NextCRLPublish (Base CRL) = MinimumOf (CurrentTime + CRLPeriod, CANotAfter)
NextCRLPublish (Delta CRL) = MinumumOf (CurrentTime + CRLDeltaPeriod, CANotAfter)
Note: There is a feature called CRL Prefetching that allows certificate consumer to look at the Next CRL Publish extension and get newer CRLs in case they are available, that is the time between Next CRL Publish and Next Update. The way how CRL Prefetching work is beyond the scope of this blog post, but it is worth knowing that if the CRL is locally cached, and under certain conditions, download of new CRL might be skipped, even if Next CRL Publish date is already in the past.
If CRLDeltaPeriod is equal to zero, Delta CRL is not published. CRL cannot be valid after CA certificate expiration.

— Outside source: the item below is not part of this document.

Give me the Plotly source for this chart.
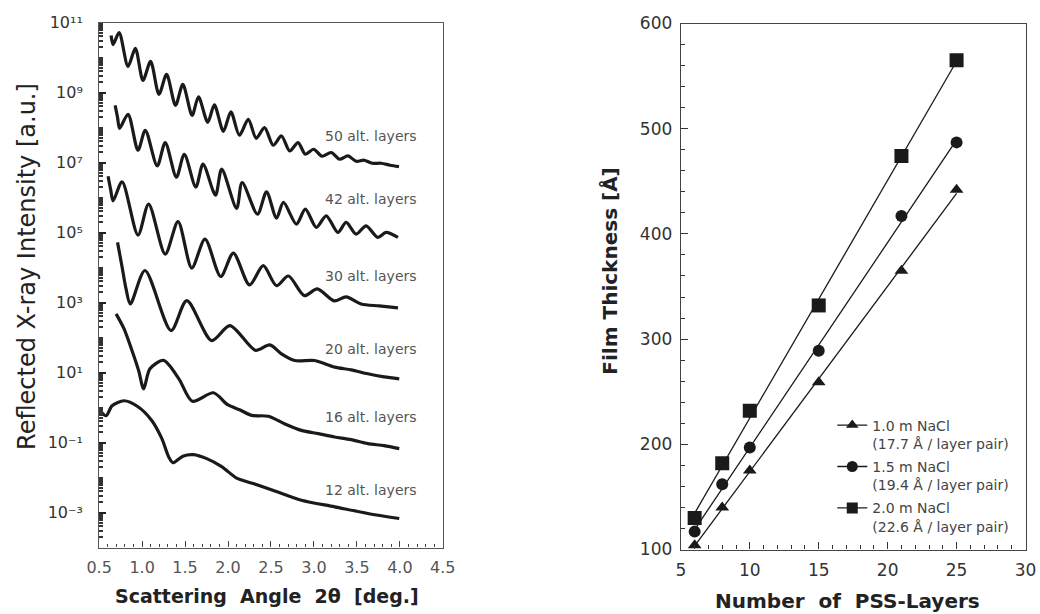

Mandatory field. The date and time that a Windows client considers as the expiration date of the CRL. From an operational viewpoint, this is the most critical information. If this date passes, Windows computers will invalidate certificates that are checked against this CRL. You have to recover a failed CA before the date specified in this extension.
NextUpdate (Base CRL) = MinimumOf(NextCRLPublish + InterimBaseCRLOverlap, CANotAfter)
NextUpdate (Delta CRL) = MinimumOf(NextCRLPublish + InterimDeltaCRLOverlap, CANotAfter)
It is so important to ask you self “What if my CA is down?”. Planning your SLA for certificate authority is so important, and I hope this post helped you figure out how to set your SLA for certificate authority and your whole PKI deployment.